The present invention relates to detection of semiconductor device defects and, more particularly, to detection of crystal lattice defects during formation of NPN transistor devices on semiconductor integrated circuit dies of a semiconductor wafer.
Electron beam voltage contrast testing for open and shorted conductors on integrated circuit devices in semiconductor wafers is based on the principle that circuit voltage can be determined by measuring the intensity of secondary electron emission. Typically, an electron beam of low voltage is directed onto a device surface while an electron detector is positioned to collect secondary emitted electrons. Open circuit conductor or nodes will charge to a positive voltage and reduce the intensity of secondary electron emission while short circuit nodes will not charge and will have a higher secondary electron emission. An image of the area of inspection will have brighter spots for open-circuit or isolated nodes and darker spots for shorted nodes.
The present invention is directed to use of passive voltage contrast (PVC) inspection for NPN bipolar transistor structures in integrated circuits. Current manufacturing yield of double polycrystalline silicon (poly) NPN bipolar transistor structure with epitaxial base is dependent on crystal lattice quality. Defects in the epitaxial base create device failures. It is extremely difficult to locate crystal defects using current analytical techniques so that cross-sections of defect areas can be prepared to determine a cause of such defects.

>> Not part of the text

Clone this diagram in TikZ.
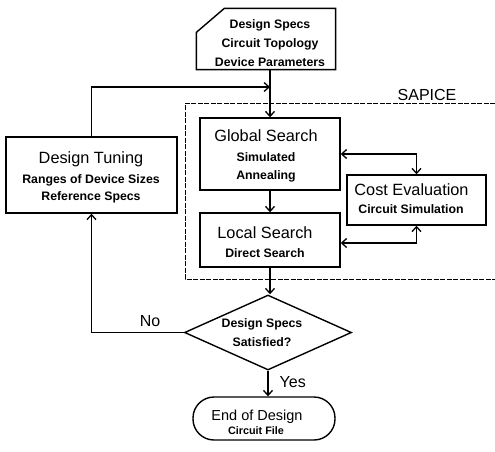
\documentclass[tikz,border=0pt]{standalone}
\usepackage{fontspec}
\setmainfont{Liberation Sans}
\usetikzlibrary{arrows.meta,shapes.geometric}

\begin{document}
\begin{tikzpicture}[x=1pt,y=-1pt,line width=1.3pt,
  box/.style={draw,rectangle,line width=1.4pt,inner sep=0pt},
  ttl/.style={anchor=base,inner sep=0pt,font=\fontsize{16.3}{18}\selectfont},
  sub/.style={anchor=base,inner sep=0pt,font=\bfseries\fontsize{12.3}{14}\selectfont},
  tip/.tip={Straight Barb[length=5pt,width=9pt]},
  flow/.style={-tip},
  twoway/.style={tip-tip},
  frame/.style={line width=0.8pt,dash pattern=on 5pt off 1.5pt}
]
\fill[white] (0,0) rectangle (495,451);
\useasboundingbox (0,0) rectangle (495,451);

% SAPICE frame (open to the right)
\draw[frame] (495,103) -- (185,103) -- (185,279) -- (495,279);
\node[anchor=base,inner sep=0pt,font=\fontsize{16}{18}\selectfont] (sapice) at (427,100) {SAPICE};

% input card with clipped corner
\node[rectangle,inner sep=0pt,minimum width=138pt,minimum height=60pt] (card) at (266,39) {};
\draw[line width=1.4pt] ([yshift=-24pt]card.north west) -- ([xshift=28pt]card.north west)
  -- (card.north east) -- (card.south east) -- (card.south west) -- cycle;
\node[sub] (cardA) at (270,28) {Design Specs};
\node[sub] (cardB) at (270,47) {Circuit Topology};
\node[sub] (cardC) at (270,66) {Device Parameters};

% process boxes
\node[box,minimum width=171pt,minimum height=76pt] (tune) at (91.5,175) {};
\node[ttl] (tuneA) at (91,163) {Design Tuning};
\node[sub] (tuneB) at (91,183) {Ranges of Device Sizes};
\node[sub] (tuneC) at (91,200) {Reference Specs};

\node[box,minimum width=140pt,minimum height=72pt] (glob) at (270,154) {};
\node[ttl] (globA) at (266,141) {Global Search};
\node[sub] (globB) at (266,161) {Simulated};
\node[sub] (globC) at (266,179) {Annealing};

\node[box,minimum width=140pt,minimum height=54pt] (loc) at (270,240) {};
\node[ttl] (locA) at (265,238) {Local Search};
\node[sub] (locB) at (265,257) {Direct Search};

\node[box,minimum width=139pt,minimum height=50pt] (cost) at (416.5,200) {};
\node[ttl] (costA) at (411.5,195) {Cost Evaluation};
\node[sub] (costB) at (411,213) {Circuit Simulation};

% decision
\node[diamond,draw,line width=1.4pt,inner sep=0pt,minimum width=167pt,minimum height=75pt] (dec) at (268,332.5) {};
\node[sub] (decA) at (262,327) {Design Specs};
\node[sub] (decB) at (262,346) {Satisfied?};

% terminal
\node[draw,rectangle,line width=1.4pt,rounded corners=21pt,minimum width=142pt,minimum height=43pt] (term) at (264,418.5) {};
\node[anchor=base,inner sep=0pt,font=\fontsize{14.5}{16}\selectfont] (termA) at (257,420) {End of Design};
\node[anchor=base,inner sep=0pt,font=\bfseries\fontsize{10.8}{12}\selectfont] (termB) at (256,434) {Circuit File};

% connectors
\coordinate (join) at (270,87);
\draw[flow] (card.south -| glob.north) -- (glob.north);
\draw[flow] (tune.north) |- (join);
\draw[flow] (glob.south) -- (loc.north);
\draw[flow] (loc.south) -- (loc.south |- dec.north);
\draw[twoway] (glob.east) -| (cost.north);
\draw[twoway] ([yshift=-3pt]loc.east) -| (cost.south);
\draw[flow] (dec.west) -| (tune.south);
\draw[flow] (dec.south) -- (dec.south |- term.north);

\node[anchor=base,inner sep=0pt,font=\fontsize{16}{18}\selectfont] (no) at (150,326) {No};
\node[anchor=base west,inner sep=0pt,font=\fontsize{16}{18}\selectfont] (yes) at (279,387) {Yes};
\end{tikzpicture}
\end{document}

Application of PVC inspection to large scale and ultra large scale integrated circuits has a number of problems. For the common NPN bipolar transistor structure, defects at the emitter-base NP junction are not detectable since the underlying collector-substrate NP junction allows charge to accumulate in the collector and to produce a false positive indication of no defects. Further, the size and density of such devices makes most types of inspection and test procedures impractical.